My final thoughts about discerning prophetic words

We need to remember all three parts of discerning prophecy. We should weigh not only the revelation, but also the interpretation and the application. Correct revelation with incorrect interpretation or application can be very damaging.

I believe all prophetic words need to be pastored at some level, because they involve people. Weighing and discerning prophetic words doesn’t mean you’re lacking in faith. In fact, I think it’s just the opposite. It’s an expression of faith to weigh and discern prophetic words, and we should discern them both individually as well as corporately. Weighing and discerning prophetic words doesn’t mean you are dishonoring the person or the prophets. I would be careful of anyone who says otherwise.

The prophetic can also offend our minds to reveal our hearts. It should cause us to wrestle in faith, in prayer, in scripture, and in community. It’s healthy to weigh and discern all prophetic words, no matter who is prophesying.
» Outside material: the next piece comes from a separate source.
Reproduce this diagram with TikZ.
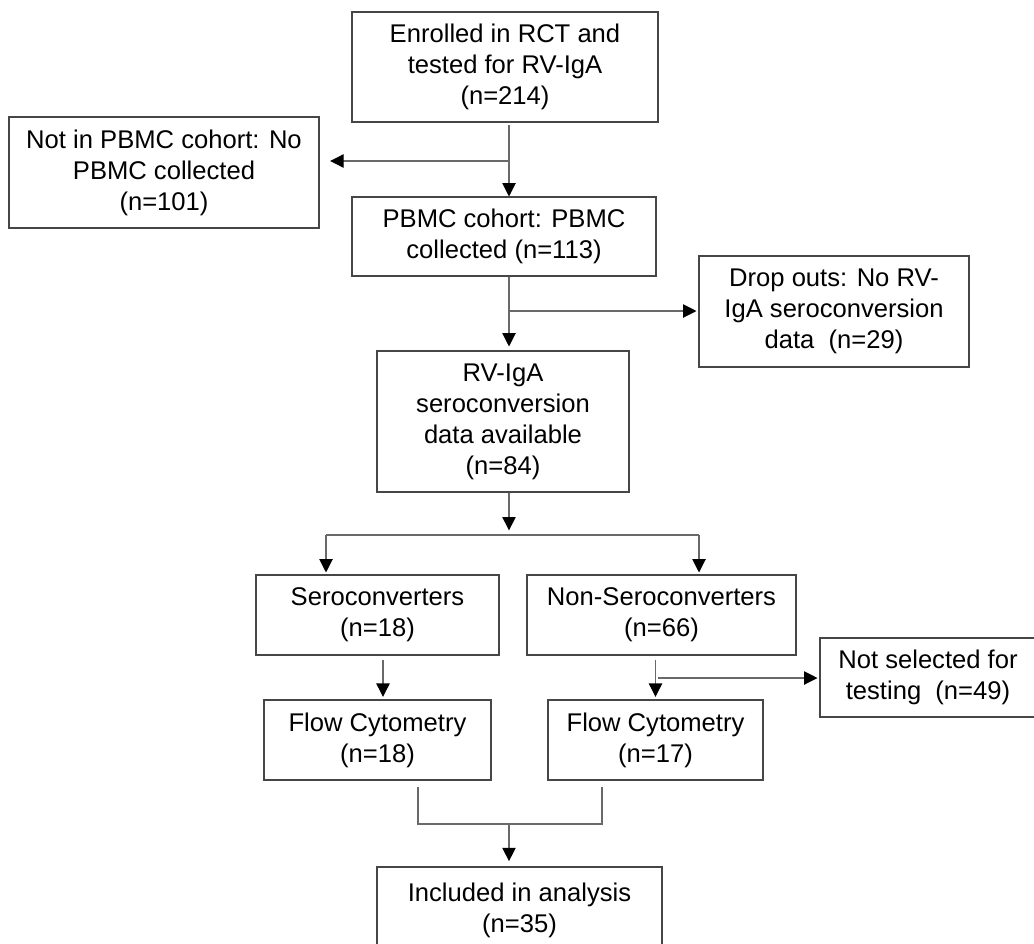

Giving an accurate prophetic word doesn’t make someone a prophet, just like leading someone to the Lord doesn’t automatically make someone an evangelist. Likewise, if known prophets happen to miss it on a prophecy, that doesn’t automatically make them false prophets either. Weighing and discerning also helps us to not throw the baby out with the bath water, so to speak.

A lot of prophetic words have been spoken over the last year, and we have seen the good, the bad, and the ugly all around—from those giving to those receiving. It’s important that we remember it’s healthy and right to discern and weigh not only the words given, but also how the words are given and how they are received.

May we all push into the possibilities of the prophetic gifting and at the same time learn from wisdom to avoid the pitfalls, because there is a person or people on the other side of the prophetic word, and we must minister in love always.

In the meantime, may we follow the way of love and eagerly desire gifts of the Spirit, especially prophecy (1 Corinthians 14:1).